GIVEN INSTRUCTION >> All the data below goes into the copy word for word, but the pictures don't.

DATA PROVIDED >>

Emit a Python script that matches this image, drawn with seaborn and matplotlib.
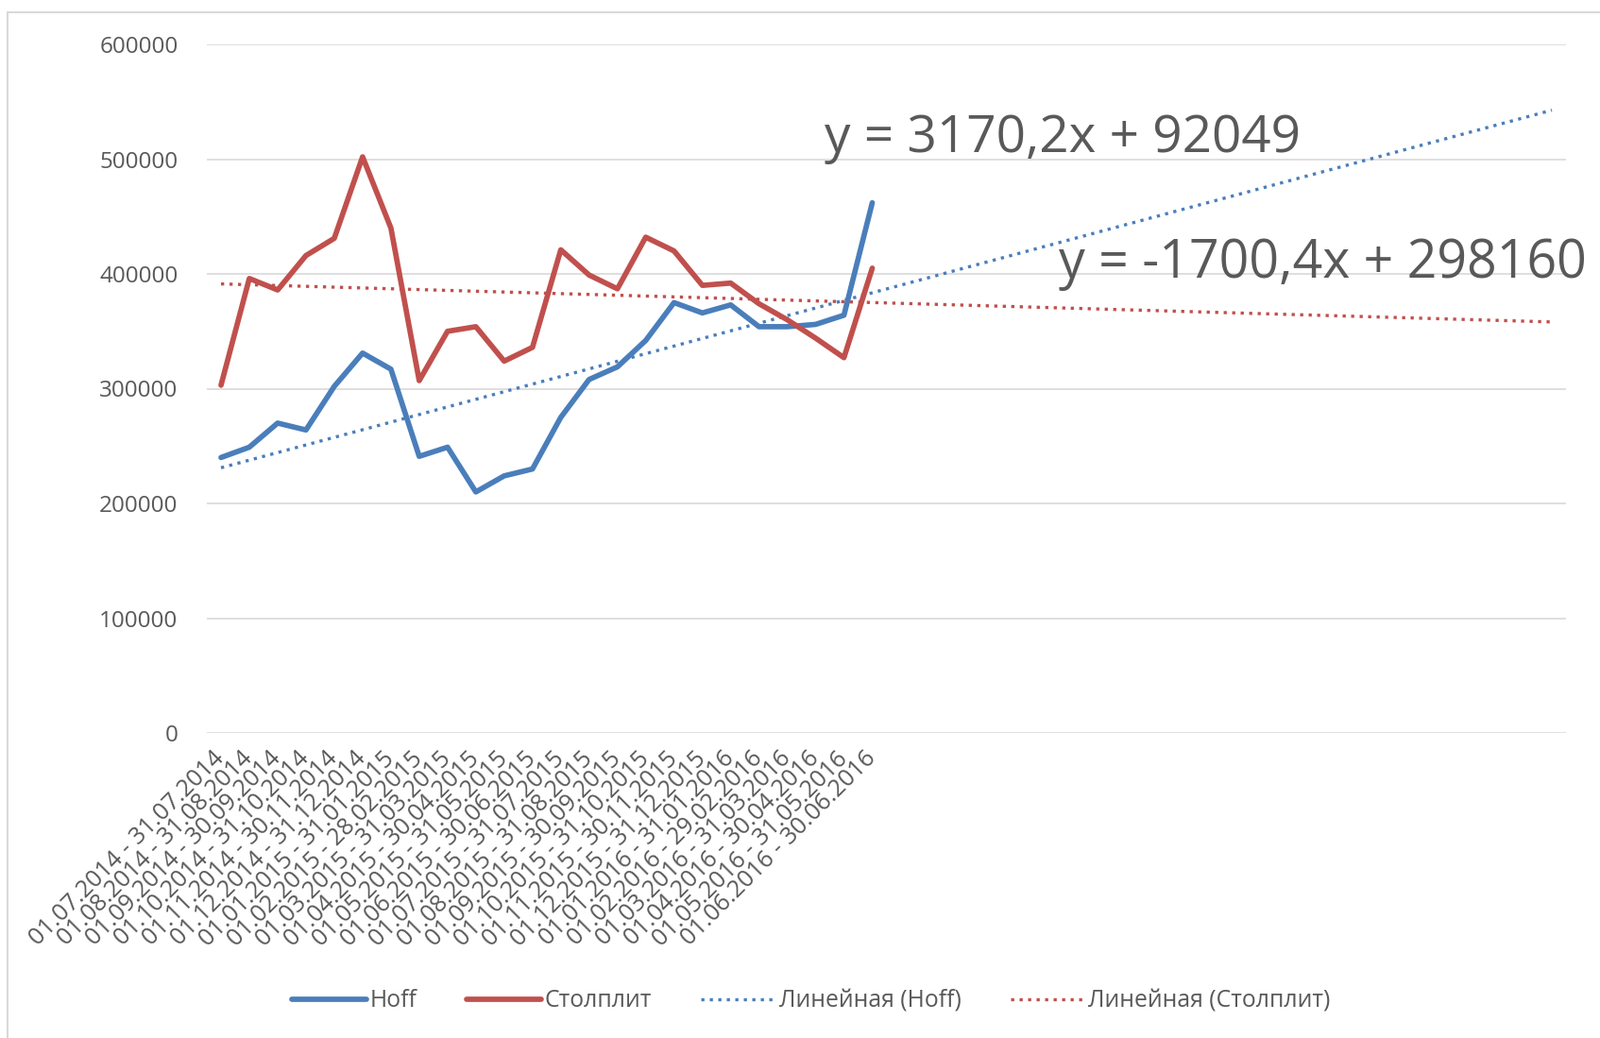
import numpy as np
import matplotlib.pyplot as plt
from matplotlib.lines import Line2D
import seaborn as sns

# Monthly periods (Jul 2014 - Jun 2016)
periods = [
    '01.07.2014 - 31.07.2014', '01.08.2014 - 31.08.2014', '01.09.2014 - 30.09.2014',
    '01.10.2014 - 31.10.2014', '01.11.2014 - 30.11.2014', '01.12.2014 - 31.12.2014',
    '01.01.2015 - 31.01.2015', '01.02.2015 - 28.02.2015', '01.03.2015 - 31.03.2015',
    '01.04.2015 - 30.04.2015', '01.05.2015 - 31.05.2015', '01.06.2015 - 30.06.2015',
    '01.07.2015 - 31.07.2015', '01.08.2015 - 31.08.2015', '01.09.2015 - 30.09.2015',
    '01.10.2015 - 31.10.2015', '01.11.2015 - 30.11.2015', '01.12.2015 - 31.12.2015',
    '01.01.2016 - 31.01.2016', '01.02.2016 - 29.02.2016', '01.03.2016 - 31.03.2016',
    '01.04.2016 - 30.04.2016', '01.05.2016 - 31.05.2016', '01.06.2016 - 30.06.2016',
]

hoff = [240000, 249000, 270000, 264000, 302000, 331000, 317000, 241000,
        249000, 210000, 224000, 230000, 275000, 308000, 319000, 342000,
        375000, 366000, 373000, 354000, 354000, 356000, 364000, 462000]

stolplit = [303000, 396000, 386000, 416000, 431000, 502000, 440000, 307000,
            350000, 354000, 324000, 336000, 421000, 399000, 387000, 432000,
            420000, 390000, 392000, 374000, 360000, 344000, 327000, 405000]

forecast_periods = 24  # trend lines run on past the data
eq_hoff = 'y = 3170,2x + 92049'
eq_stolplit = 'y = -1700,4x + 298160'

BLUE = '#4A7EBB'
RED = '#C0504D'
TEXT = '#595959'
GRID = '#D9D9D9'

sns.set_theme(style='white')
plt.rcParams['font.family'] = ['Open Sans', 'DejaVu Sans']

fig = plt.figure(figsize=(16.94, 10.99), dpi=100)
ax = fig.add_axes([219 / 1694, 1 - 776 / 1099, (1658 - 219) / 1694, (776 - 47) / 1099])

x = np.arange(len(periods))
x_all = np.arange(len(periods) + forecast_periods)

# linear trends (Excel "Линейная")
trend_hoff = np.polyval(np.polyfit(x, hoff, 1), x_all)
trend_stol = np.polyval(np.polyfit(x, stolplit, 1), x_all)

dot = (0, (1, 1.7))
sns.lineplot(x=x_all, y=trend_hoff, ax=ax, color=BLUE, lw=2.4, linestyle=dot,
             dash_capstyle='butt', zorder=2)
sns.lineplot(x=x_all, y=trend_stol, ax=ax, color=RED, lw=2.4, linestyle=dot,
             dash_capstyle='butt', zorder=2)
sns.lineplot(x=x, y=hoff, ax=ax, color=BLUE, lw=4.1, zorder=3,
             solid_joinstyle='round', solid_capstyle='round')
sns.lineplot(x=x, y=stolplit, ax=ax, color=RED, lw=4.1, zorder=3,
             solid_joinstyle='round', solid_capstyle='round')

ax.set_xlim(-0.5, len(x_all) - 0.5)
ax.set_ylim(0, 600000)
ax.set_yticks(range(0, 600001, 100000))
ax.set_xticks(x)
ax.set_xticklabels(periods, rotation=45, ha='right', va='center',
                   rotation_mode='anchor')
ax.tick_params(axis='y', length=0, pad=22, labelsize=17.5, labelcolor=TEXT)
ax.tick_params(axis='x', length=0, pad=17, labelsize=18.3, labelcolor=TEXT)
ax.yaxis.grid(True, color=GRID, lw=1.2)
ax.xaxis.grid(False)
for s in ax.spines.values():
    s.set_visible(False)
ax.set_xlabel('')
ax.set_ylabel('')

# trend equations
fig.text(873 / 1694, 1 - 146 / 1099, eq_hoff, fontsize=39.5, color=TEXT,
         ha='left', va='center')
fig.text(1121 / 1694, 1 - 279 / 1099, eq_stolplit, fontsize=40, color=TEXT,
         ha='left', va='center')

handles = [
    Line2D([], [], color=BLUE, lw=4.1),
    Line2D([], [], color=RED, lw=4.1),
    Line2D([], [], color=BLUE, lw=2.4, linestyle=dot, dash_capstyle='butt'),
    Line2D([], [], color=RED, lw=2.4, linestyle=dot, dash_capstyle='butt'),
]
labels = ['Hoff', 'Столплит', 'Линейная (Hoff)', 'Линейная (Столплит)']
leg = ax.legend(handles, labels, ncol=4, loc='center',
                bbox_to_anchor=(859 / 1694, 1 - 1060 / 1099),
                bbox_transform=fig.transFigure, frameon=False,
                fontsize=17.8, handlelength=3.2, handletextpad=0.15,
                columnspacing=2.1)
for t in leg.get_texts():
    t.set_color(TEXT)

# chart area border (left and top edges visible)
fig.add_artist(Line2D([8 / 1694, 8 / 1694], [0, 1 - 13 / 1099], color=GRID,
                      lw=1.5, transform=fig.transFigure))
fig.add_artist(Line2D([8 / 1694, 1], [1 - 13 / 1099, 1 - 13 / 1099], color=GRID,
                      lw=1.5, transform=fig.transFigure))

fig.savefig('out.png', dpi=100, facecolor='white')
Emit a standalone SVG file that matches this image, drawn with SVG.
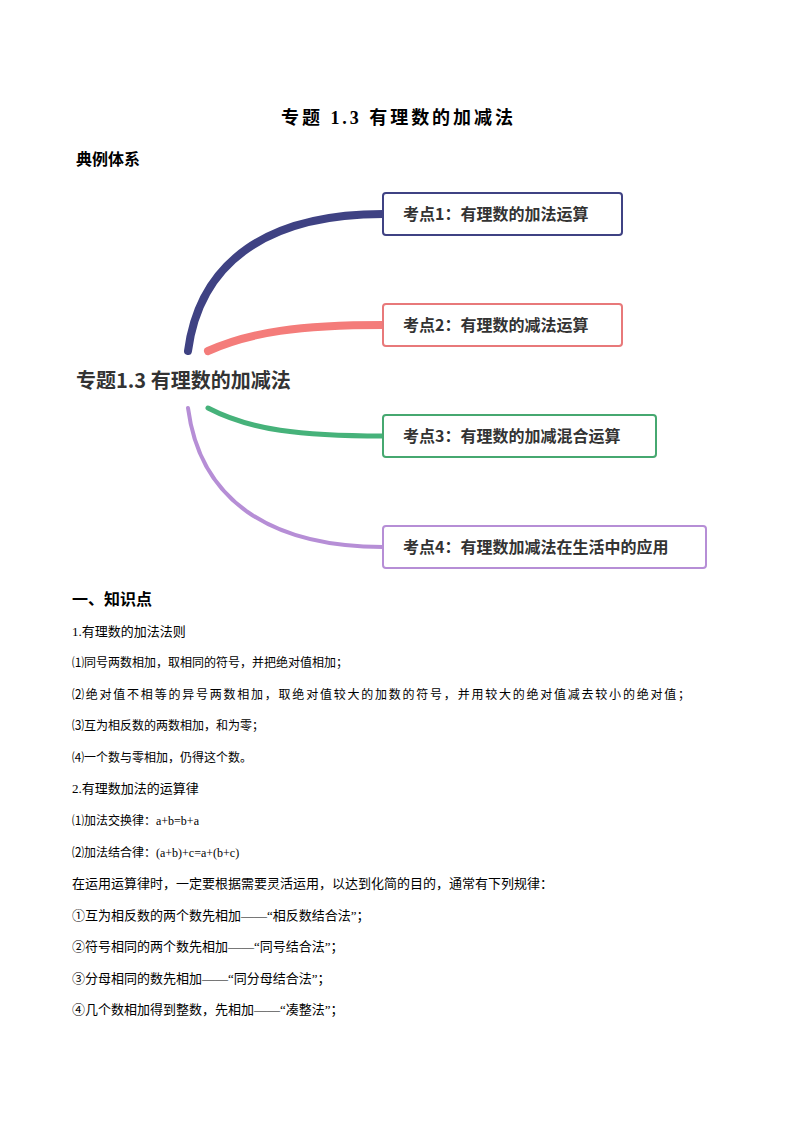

SOLUTION TO THIS PROBLEM >>
Emit a Python script that matches this image, drawn with seaborn and matplotlib.
import numpy as np
import matplotlib.pyplot as plt
from matplotlib.lines import Line2D
import seaborn as sns

# Monthly periods (Jul 2014 - Jun 2016)
periods = [
    '01.07.2014 - 31.07.2014', '01.08.2014 - 31.08.2014', '01.09.2014 - 30.09.2014',
    '01.10.2014 - 31.10.2014', '01.11.2014 - 30.11.2014', '01.12.2014 - 31.12.2014',
    '01.01.2015 - 31.01.2015', '01.02.2015 - 28.02.2015', '01.03.2015 - 31.03.2015',
    '01.04.2015 - 30.04.2015', '01.05.2015 - 31.05.2015', '01.06.2015 - 30.06.2015',
    '01.07.2015 - 31.07.2015', '01.08.2015 - 31.08.2015', '01.09.2015 - 30.09.2015',
    '01.10.2015 - 31.10.2015', '01.11.2015 - 30.11.2015', '01.12.2015 - 31.12.2015',
    '01.01.2016 - 31.01.2016', '01.02.2016 - 29.02.2016', '01.03.2016 - 31.03.2016',
    '01.04.2016 - 30.04.2016', '01.05.2016 - 31.05.2016', '01.06.2016 - 30.06.2016',
]

hoff = [240000, 249000, 270000, 264000, 302000, 331000, 317000, 241000,
        249000, 210000, 224000, 230000, 275000, 308000, 319000, 342000,
        375000, 366000, 373000, 354000, 354000, 356000, 364000, 462000]

stolplit = [303000, 396000, 386000, 416000, 431000, 502000, 440000, 307000,
            350000, 354000, 324000, 336000, 421000, 399000, 387000, 432000,
            420000, 390000, 392000, 374000, 360000, 344000, 327000, 405000]

forecast_periods = 24  # trend lines run on past the data
eq_hoff = 'y = 3170,2x + 92049'
eq_stolplit = 'y = -1700,4x + 298160'

BLUE = '#4A7EBB'
RED = '#C0504D'
TEXT = '#595959'
GRID = '#D9D9D9'

sns.set_theme(style='white')
plt.rcParams['font.family'] = ['Open Sans', 'DejaVu Sans']

fig = plt.figure(figsize=(16.94, 10.99), dpi=100)
ax = fig.add_axes([219 / 1694, 1 - 776 / 1099, (1658 - 219) / 1694, (776 - 47) / 1099])

x = np.arange(len(periods))
x_all = np.arange(len(periods) + forecast_periods)

# linear trends (Excel "Линейная")
trend_hoff = np.polyval(np.polyfit(x, hoff, 1), x_all)
trend_stol = np.polyval(np.polyfit(x, stolplit, 1), x_all)

dot = (0, (1, 1.7))
sns.lineplot(x=x_all, y=trend_hoff, ax=ax, color=BLUE, lw=2.4, linestyle=dot,
             dash_capstyle='butt', zorder=2)
sns.lineplot(x=x_all, y=trend_stol, ax=ax, color=RED, lw=2.4, linestyle=dot,
             dash_capstyle='butt', zorder=2)
sns.lineplot(x=x, y=hoff, ax=ax, color=BLUE, lw=4.1, zorder=3,
             solid_joinstyle='round', solid_capstyle='round')
sns.lineplot(x=x, y=stolplit, ax=ax, color=RED, lw=4.1, zorder=3,
             solid_joinstyle='round', solid_capstyle='round')

ax.set_xlim(-0.5, len(x_all) - 0.5)
ax.set_ylim(0, 600000)
ax.set_yticks(range(0, 600001, 100000))
ax.set_xticks(x)
ax.set_xticklabels(periods, rotation=45, ha='right', va='center',
                   rotation_mode='anchor')
ax.tick_params(axis='y', length=0, pad=22, labelsize=17.5, labelcolor=TEXT)
ax.tick_params(axis='x', length=0, pad=17, labelsize=18.3, labelcolor=TEXT)
ax.yaxis.grid(True, color=GRID, lw=1.2)
ax.xaxis.grid(False)
for s in ax.spines.values():
    s.set_visible(False)
ax.set_xlabel('')
ax.set_ylabel('')

# trend equations
fig.text(873 / 1694, 1 - 146 / 1099, eq_hoff, fontsize=39.5, color=TEXT,
         ha='left', va='center')
fig.text(1121 / 1694, 1 - 279 / 1099, eq_stolplit, fontsize=40, color=TEXT,
         ha='left', va='center')

handles = [
    Line2D([], [], color=BLUE, lw=4.1),
    Line2D([], [], color=RED, lw=4.1),
    Line2D([], [], color=BLUE, lw=2.4, linestyle=dot, dash_capstyle='butt'),
    Line2D([], [], color=RED, lw=2.4, linestyle=dot, dash_capstyle='butt'),
]
labels = ['Hoff', 'Столплит', 'Линейная (Hoff)', 'Линейная (Столплит)']
leg = ax.legend(handles, labels, ncol=4, loc='center',
                bbox_to_anchor=(859 / 1694, 1 - 1060 / 1099),
                bbox_transform=fig.transFigure, frameon=False,
                fontsize=17.8, handlelength=3.2, handletextpad=0.15,
                columnspacing=2.1)
for t in leg.get_texts():
    t.set_color(TEXT)

# chart area border (left and top edges visible)
fig.add_artist(Line2D([8 / 1694, 8 / 1694], [0, 1 - 13 / 1099], color=GRID,
                      lw=1.5, transform=fig.transFigure))
fig.add_artist(Line2D([8 / 1694, 1], [1 - 13 / 1099, 1 - 13 / 1099], color=GRID,
                      lw=1.5, transform=fig.transFigure))

fig.savefig('out.png', dpi=100, facecolor='white')
Emit a standalone SVG file that matches this image, drawn with SVG.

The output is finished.